Reshaping PH agriculture through farm tourism
At the recent 6th Philippine Farm Tourism Conference held at the Marco Polo Plaza in Cebu City I was pleasantly surprised to hear that big landlords from different places across the country had joined small farm holders, reps of local government units and tourism industry operators in the three-day conference. I spotted a former governor of Batangas, local businessmen and professionals. I also made acquaintances with tourism officers from other provinces including youthful delegates who are into social enterprises through agricultural lands.

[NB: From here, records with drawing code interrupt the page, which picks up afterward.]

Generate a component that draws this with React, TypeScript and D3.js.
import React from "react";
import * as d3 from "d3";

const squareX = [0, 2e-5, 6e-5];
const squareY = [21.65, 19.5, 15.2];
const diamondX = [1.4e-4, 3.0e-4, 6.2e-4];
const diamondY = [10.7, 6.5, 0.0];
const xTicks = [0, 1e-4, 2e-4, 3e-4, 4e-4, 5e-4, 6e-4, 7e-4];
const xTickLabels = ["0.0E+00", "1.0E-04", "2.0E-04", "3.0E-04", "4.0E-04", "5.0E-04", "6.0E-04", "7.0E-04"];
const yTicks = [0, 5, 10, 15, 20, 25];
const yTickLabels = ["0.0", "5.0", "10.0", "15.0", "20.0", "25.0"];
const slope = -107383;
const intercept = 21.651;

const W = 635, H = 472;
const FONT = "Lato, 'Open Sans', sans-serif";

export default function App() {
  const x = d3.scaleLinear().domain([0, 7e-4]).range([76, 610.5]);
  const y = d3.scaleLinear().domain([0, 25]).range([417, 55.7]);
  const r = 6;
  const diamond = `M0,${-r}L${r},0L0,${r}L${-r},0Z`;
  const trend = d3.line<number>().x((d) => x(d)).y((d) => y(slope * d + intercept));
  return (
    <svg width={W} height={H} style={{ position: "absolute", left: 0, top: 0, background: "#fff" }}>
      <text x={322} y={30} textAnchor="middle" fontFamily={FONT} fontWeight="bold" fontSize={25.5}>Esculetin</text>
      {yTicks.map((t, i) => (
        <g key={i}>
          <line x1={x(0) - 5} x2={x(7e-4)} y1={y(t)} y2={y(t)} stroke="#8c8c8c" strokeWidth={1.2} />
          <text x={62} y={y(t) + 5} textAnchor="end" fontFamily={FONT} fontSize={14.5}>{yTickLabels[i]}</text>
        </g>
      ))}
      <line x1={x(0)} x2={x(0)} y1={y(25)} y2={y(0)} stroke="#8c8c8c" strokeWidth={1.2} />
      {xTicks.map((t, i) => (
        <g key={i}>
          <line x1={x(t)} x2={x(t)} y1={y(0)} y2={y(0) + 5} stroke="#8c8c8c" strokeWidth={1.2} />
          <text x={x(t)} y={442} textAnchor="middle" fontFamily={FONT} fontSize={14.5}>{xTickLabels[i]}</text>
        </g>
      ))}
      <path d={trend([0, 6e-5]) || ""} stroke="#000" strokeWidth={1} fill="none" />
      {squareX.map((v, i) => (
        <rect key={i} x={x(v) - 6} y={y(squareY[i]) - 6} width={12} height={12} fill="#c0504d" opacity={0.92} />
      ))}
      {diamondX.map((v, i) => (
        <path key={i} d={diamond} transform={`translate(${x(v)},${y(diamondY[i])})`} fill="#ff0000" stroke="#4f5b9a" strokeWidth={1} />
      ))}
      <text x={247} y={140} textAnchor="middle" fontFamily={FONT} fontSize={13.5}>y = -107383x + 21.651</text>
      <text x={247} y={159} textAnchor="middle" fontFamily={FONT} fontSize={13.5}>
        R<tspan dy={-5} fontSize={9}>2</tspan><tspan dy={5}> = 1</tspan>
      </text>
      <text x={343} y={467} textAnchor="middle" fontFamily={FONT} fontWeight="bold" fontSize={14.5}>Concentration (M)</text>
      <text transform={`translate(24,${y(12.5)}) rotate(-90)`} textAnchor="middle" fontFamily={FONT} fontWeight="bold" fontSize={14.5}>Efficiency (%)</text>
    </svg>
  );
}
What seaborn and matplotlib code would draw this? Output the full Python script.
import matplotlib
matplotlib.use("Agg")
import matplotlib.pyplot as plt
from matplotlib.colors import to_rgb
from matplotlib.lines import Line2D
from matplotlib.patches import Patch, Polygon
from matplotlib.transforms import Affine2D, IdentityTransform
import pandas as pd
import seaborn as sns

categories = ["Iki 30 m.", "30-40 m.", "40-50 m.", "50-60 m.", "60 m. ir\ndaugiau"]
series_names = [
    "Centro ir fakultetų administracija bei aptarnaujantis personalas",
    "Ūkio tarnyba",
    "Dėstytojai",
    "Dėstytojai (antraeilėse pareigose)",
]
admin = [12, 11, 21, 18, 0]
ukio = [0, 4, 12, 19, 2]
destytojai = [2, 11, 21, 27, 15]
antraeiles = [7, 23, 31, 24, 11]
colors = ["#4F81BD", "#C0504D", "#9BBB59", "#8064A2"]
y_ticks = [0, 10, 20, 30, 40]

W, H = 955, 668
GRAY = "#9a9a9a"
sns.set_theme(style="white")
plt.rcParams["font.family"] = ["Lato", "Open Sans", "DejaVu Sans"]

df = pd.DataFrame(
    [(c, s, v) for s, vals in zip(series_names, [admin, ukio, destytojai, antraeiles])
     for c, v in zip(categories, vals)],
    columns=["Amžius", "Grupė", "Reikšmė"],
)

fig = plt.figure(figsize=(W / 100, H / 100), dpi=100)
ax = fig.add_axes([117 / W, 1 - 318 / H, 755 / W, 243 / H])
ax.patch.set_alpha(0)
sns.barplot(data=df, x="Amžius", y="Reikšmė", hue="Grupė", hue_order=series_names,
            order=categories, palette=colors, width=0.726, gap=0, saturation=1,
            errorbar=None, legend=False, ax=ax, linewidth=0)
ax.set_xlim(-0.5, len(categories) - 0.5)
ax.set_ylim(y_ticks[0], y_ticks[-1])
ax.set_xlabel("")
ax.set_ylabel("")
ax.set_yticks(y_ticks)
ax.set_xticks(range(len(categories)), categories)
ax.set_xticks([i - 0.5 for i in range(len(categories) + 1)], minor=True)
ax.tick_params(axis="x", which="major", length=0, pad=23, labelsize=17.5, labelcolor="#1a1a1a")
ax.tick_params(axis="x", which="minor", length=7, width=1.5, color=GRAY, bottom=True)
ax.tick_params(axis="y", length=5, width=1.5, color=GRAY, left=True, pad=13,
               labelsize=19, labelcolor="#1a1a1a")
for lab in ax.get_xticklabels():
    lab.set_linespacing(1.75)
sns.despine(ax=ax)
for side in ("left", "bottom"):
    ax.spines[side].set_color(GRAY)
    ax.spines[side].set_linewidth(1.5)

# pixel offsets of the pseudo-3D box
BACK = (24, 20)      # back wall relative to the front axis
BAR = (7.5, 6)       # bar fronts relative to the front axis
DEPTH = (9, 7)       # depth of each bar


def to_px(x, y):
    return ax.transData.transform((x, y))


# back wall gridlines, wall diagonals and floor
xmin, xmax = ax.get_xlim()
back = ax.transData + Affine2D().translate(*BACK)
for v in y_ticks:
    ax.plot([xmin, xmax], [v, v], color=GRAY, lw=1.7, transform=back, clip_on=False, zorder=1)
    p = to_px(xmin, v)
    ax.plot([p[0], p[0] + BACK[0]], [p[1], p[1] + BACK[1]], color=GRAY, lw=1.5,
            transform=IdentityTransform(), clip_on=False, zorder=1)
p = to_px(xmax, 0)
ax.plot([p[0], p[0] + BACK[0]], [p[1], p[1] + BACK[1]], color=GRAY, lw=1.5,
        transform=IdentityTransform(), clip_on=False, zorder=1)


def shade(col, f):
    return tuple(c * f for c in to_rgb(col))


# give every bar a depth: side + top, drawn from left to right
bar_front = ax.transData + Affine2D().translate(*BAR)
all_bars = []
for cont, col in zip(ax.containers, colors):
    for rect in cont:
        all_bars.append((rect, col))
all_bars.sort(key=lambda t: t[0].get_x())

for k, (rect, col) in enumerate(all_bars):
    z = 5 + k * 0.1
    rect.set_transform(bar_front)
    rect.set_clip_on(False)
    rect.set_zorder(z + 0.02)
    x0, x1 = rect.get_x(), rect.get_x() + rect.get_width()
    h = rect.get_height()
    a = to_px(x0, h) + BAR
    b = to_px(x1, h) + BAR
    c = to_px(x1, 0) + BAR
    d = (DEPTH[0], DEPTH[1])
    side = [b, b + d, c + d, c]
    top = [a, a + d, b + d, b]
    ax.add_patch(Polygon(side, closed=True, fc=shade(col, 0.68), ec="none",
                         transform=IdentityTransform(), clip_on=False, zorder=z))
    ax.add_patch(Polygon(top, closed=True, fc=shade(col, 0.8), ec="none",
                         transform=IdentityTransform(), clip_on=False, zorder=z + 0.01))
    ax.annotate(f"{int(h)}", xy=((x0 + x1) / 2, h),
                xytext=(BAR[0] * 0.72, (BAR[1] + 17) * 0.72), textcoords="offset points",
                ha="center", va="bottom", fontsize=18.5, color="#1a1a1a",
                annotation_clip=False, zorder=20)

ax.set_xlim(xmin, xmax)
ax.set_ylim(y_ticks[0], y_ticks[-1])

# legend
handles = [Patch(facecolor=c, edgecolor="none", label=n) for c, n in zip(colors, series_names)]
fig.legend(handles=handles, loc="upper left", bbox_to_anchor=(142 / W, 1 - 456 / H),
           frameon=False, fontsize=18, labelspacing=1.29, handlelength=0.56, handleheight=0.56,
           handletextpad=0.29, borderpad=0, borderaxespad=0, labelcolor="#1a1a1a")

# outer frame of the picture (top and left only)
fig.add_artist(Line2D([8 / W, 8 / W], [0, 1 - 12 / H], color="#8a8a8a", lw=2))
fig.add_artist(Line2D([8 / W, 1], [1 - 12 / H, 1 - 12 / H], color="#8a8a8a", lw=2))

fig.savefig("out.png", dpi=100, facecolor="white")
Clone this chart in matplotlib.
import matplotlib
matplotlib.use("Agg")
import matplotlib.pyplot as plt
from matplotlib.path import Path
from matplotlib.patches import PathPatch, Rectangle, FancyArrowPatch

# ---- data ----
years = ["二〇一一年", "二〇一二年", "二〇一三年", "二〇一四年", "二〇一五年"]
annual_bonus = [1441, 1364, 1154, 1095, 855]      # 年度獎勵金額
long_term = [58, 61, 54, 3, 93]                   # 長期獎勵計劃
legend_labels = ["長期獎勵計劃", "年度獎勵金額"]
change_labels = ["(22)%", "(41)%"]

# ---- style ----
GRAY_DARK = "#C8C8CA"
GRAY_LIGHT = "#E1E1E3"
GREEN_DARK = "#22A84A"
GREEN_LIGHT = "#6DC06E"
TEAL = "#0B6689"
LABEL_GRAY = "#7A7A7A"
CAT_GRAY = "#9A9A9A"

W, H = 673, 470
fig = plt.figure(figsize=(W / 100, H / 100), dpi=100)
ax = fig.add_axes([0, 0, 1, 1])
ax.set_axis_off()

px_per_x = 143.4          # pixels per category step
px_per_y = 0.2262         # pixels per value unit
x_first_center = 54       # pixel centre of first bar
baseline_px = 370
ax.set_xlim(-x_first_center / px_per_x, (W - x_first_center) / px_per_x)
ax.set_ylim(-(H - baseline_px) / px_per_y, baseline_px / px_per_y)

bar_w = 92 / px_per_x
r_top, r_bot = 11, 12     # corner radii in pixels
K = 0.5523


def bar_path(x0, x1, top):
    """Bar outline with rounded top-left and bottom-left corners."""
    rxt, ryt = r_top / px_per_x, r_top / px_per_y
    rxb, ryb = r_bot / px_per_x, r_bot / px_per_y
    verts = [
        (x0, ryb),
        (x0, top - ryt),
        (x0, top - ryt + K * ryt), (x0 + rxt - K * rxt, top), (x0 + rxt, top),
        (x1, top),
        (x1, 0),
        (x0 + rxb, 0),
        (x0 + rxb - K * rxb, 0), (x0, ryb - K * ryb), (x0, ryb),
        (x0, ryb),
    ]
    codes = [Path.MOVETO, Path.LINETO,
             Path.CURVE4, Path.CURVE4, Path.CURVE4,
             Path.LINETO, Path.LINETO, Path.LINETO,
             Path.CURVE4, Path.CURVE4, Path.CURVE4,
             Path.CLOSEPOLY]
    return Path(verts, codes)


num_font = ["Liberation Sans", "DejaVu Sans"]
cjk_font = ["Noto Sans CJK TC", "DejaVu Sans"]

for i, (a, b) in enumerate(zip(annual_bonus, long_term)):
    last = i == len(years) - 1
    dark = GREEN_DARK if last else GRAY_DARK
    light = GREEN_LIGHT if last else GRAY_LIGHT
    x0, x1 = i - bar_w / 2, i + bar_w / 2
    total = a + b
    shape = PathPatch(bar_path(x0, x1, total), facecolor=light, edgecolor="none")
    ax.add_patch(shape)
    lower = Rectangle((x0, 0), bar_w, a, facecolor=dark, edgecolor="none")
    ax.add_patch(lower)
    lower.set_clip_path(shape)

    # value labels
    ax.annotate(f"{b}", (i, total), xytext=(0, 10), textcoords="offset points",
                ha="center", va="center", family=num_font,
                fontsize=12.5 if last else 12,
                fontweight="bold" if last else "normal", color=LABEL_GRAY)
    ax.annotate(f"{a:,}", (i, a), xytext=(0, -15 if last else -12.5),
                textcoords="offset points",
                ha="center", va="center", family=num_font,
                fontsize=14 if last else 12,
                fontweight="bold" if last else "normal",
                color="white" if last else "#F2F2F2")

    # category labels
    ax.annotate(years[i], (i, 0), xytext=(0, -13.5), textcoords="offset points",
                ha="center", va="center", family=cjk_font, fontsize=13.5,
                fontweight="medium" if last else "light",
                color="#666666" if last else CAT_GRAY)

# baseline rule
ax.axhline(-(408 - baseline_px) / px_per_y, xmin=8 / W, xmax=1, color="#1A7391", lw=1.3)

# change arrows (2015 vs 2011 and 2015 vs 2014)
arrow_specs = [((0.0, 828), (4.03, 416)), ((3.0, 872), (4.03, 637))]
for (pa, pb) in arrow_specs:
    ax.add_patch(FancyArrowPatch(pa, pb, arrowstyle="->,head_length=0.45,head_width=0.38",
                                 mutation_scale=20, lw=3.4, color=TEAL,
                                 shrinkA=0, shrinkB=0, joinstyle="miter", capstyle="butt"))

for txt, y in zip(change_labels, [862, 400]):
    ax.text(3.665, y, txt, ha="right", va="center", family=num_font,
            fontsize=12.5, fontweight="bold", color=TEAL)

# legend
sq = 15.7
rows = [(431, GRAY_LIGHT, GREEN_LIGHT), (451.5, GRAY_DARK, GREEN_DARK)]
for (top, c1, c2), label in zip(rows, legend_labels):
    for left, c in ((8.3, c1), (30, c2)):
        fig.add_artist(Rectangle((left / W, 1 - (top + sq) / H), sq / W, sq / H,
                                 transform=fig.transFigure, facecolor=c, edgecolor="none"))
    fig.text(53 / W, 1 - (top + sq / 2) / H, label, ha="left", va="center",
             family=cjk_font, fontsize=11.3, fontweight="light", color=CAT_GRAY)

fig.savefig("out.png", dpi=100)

Organized by the International School of Sustainable Tourism (ISST) and the Cebu Alliance of Tour Operation Specialists (CATOS), the conference drew over 700 delegates from across the country, all very interested to learn from sustainable tourism experts and the best practitioners of the fast-growing industry.
The farm tourism program is the brainchild of former Department of Tourism Secretary Mina Gabor. For lack of space, I will only mention her last government post (1995 to 1998). She was actually tapped to handle the same portfolio when Gloria Macapagal Arroyo became President in 2001 but Dr. Gabor was sidelined by the death of her husband. I guess the seemingly lost opportunity was a blessing in disguise because it gave her ample time to focus on her passion: community-based rural tourism.
Her advocacy eventually pushed the enactment of RA 10816 (An Act To Develop Farm Tourism). She was instrumental in the 2002 United Nations’ declaration of Ecotourism Celebration. Around tourism and trade circles and among sustainable tourism advocates and practitioners, she stands tall as their champion. I’m not surprised former President Arroyo’s message sounded like a tribute to Dr. Gabor, whom she described as an icon of sustainable tourism.
We think of farm tourism in terms of attracting domestic and foreign tourists who continually seek alternative experiences. My friend Joselito “Boboi” Costas called them“biophiles,”or tourists who want to get closer to nature, in search of adventure through exotic food and unique culture but according to Agriculture Technical Institute ATI Assistant Director Rosana Mula, who subbed for Department of Agriculture Secretary William Dar, the challenge of farm tourism should be tackled in the context of the Fourth Revolution.
In his book titled, The Fourth Revolution, Klaus Martin Scwab, founder of the World Economic Forum said, “We are witnessing profound shifts across all industries, marked by the emergence of new business models, the disruption of incumbents and the reshaping of production, consumption, transportation and delivery systems. On the societal front, a paradigm shift is underway in how we work and communicate, as well as how we express, inform and entertain ourselves.”
I will not belabor the impact of the Fourth Revolution but this complex backdrop should prompt us to look inward and consider how these paradigm shifts would challenge our ideas about what it means to be human, as Dr. Scwab puts it.
As I listened to the inputs of the various speakers, I thought we maybe looking at the reshaping of Philippine agriculture through farm tourism.
Apparently, Secretary William Dar understands the profound paradigm shifts across all industries that Dr. Scwab is talking about because according to Director Mula, the DA Secretary has been pushing for agriculture to be treated as an industry.
Industrializing agriculture means that every agri commodity will move towards increased productivity and enhanced income through value adding, processing, manufacturing, and developing markets. The aim is “to further engage the private sector in investing and setting up of more agriculture-based industries and markets in the countryside.”
She stressed that the benefits of farm tourism to our agriculture sector is unlimited taking into consideration the growing market among dwellers and foreign visitors.
In case you missed it, foreign visits to farm tourism sites in the country have increased by 10.24 percent. Further, the Southeast Asian Regional Center for Graduate Study & Research recently reported that the Philippines is one of the world’s preferred agriculture-tourism destination alongside such other destinations as Taiwan, Brazil, Tuscany, Hawaii, Mallorca, and California, according to Director Mula.